Write out again exactly the lines from the one containing "Give me the" through the one containing "var yTicks = [0, 2, 4, 6, 8, 10];", both included, and omit the pictures.
━━━━━━━━━━━━━━━━
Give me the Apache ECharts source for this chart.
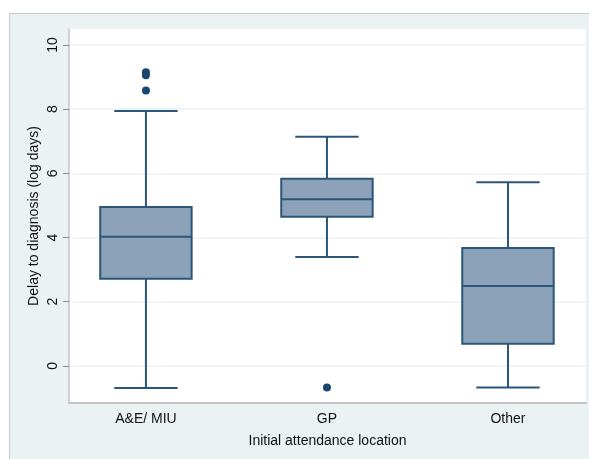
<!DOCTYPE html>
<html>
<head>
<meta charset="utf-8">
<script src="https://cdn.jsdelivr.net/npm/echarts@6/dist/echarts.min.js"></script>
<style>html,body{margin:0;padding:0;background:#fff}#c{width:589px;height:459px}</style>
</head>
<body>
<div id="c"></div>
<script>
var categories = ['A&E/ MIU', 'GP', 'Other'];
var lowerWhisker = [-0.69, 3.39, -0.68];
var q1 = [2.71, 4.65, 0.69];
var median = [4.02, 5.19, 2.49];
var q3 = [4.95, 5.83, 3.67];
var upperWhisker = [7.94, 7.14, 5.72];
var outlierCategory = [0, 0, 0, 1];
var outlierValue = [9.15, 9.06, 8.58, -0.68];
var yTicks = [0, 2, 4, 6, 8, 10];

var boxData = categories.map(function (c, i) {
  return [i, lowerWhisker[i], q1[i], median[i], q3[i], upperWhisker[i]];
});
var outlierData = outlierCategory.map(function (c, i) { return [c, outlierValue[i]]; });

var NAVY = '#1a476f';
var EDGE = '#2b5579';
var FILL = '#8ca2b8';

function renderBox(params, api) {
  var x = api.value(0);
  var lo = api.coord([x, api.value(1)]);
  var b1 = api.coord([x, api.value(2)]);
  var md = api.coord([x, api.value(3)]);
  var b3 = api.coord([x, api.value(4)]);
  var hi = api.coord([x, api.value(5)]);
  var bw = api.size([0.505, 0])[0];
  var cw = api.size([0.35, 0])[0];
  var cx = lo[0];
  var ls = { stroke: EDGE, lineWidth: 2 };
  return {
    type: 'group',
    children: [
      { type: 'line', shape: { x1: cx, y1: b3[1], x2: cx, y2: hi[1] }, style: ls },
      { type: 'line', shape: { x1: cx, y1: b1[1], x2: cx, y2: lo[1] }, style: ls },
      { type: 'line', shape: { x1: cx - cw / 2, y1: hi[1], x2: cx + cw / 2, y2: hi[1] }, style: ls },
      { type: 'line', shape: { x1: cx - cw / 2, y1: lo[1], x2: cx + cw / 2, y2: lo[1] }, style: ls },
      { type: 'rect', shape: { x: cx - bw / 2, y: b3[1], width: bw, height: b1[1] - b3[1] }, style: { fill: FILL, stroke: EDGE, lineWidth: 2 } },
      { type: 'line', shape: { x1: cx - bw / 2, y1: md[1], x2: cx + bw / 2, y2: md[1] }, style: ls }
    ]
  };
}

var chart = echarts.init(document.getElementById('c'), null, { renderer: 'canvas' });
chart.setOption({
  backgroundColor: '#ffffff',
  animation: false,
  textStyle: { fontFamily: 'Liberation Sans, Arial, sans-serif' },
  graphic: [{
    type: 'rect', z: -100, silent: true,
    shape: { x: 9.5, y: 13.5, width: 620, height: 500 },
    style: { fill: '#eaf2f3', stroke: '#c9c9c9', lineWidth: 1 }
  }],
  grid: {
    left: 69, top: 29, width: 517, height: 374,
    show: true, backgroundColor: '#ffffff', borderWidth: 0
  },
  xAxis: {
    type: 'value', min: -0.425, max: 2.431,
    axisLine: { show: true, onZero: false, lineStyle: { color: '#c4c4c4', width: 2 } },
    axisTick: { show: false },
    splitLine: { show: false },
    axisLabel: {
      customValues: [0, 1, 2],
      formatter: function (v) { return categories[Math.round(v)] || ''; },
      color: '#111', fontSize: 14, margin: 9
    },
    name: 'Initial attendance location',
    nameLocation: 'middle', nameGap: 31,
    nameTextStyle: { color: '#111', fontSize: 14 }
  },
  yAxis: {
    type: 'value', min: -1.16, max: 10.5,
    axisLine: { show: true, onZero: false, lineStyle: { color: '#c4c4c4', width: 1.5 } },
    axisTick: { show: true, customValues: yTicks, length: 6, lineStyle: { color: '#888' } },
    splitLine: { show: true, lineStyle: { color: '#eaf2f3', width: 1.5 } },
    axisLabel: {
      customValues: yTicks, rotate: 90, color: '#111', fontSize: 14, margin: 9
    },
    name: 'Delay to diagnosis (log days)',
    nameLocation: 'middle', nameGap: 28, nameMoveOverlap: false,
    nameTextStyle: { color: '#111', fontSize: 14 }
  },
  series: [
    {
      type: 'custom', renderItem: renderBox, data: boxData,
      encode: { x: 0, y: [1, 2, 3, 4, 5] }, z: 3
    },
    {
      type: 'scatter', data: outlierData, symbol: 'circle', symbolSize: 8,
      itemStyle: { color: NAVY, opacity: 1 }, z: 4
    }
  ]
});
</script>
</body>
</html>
━━━━━━━━━━━━━━━━
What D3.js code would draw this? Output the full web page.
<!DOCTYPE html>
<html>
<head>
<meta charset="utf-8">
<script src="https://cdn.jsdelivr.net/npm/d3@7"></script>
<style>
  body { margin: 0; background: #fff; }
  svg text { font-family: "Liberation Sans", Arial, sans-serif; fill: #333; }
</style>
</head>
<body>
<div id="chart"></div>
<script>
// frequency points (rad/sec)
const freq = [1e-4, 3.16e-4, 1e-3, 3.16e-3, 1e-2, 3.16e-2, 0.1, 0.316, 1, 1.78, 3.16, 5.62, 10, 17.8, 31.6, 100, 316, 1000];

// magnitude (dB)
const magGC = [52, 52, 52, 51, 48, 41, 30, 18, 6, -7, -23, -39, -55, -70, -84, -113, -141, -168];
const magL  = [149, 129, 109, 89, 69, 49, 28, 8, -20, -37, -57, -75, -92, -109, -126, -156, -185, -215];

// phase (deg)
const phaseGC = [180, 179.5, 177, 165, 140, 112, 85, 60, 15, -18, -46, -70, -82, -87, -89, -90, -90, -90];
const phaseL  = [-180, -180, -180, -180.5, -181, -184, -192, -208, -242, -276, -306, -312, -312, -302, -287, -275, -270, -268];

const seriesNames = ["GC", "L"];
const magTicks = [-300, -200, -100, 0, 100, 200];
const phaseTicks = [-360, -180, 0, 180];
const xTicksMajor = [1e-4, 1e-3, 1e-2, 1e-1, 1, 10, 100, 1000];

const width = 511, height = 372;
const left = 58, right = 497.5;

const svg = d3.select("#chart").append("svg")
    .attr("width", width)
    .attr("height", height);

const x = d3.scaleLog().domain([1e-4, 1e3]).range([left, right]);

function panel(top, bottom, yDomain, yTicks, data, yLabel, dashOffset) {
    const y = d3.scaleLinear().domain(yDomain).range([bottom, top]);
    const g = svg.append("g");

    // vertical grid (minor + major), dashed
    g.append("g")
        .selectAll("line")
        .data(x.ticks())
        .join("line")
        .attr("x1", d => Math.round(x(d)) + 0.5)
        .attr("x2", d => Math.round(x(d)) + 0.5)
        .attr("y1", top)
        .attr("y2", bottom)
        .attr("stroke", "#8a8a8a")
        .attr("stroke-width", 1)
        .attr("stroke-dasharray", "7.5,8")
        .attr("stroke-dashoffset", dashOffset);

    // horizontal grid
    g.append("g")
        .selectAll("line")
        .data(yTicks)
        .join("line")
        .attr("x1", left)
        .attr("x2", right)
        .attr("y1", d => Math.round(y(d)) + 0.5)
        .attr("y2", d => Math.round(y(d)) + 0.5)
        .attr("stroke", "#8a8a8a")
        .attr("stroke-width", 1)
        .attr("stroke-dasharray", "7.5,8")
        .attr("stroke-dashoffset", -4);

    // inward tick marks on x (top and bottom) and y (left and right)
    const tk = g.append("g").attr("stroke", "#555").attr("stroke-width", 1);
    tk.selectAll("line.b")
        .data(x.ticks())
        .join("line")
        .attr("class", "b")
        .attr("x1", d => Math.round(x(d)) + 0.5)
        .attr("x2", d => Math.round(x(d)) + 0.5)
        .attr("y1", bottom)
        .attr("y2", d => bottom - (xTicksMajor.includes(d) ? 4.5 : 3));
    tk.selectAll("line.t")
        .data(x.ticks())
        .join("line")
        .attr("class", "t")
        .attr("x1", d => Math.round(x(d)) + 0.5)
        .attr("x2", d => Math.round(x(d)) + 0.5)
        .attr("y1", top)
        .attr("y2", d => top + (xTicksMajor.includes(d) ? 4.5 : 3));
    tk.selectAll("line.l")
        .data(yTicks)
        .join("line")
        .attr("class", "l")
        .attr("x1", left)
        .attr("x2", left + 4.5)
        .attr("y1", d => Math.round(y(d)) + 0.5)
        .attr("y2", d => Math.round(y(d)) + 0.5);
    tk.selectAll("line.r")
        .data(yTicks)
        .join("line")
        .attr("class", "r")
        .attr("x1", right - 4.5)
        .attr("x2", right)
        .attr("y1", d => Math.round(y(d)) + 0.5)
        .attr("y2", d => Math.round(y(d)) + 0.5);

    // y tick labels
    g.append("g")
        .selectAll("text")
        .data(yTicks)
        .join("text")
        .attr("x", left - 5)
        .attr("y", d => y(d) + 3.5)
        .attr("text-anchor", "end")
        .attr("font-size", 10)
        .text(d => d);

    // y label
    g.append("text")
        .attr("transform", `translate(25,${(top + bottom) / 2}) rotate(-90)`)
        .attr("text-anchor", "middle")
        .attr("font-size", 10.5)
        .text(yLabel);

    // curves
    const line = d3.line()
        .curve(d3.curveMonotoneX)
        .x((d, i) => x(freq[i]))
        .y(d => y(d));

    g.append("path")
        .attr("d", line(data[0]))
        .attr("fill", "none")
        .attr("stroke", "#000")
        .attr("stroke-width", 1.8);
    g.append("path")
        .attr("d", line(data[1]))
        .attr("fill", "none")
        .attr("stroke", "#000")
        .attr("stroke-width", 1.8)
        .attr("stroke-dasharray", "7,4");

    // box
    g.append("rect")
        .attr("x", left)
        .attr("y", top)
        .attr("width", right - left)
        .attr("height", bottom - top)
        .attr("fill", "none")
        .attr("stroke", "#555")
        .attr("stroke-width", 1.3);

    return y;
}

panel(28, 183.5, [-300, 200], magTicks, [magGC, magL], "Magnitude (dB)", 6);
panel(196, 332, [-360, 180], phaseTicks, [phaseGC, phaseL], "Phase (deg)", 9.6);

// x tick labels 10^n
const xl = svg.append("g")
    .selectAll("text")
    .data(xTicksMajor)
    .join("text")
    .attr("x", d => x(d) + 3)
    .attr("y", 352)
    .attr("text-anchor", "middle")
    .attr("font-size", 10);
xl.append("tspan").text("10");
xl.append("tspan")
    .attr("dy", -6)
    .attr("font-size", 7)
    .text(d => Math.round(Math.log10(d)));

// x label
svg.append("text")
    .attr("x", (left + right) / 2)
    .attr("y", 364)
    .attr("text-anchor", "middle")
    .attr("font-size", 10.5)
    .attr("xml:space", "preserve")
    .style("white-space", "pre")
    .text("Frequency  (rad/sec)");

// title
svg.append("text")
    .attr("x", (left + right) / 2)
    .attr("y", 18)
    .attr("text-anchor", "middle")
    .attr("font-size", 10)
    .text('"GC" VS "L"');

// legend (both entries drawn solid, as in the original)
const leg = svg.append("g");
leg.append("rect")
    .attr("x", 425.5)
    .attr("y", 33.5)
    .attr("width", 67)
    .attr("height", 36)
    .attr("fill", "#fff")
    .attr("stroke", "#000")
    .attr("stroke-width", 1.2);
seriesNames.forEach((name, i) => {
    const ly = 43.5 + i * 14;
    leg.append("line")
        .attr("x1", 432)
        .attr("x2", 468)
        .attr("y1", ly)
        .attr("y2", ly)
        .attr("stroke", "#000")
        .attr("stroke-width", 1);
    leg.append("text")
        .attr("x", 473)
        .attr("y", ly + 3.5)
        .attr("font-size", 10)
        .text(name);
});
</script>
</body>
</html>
━━━━━━━━━━━━━━━━
Answer:
Give me the Apache ECharts source for this chart.
<!DOCTYPE html>
<html>
<head>
<meta charset="utf-8">
<script src="https://cdn.jsdelivr.net/npm/echarts@6/dist/echarts.min.js"></script>
<style>html,body{margin:0;padding:0;background:#fff}#c{width:589px;height:459px}</style>
</head>
<body>
<div id="c"></div>
<script>
var categories = ['A&E/ MIU', 'GP', 'Other'];
var lowerWhisker = [-0.69, 3.39, -0.68];
var q1 = [2.71, 4.65, 0.69];
var median = [4.02, 5.19, 2.49];
var q3 = [4.95, 5.83, 3.67];
var upperWhisker = [7.94, 7.14, 5.72];
var outlierCategory = [0, 0, 0, 1];
var outlierValue = [9.15, 9.06, 8.58, -0.68];
var yTicks = [0, 2, 4, 6, 8, 10];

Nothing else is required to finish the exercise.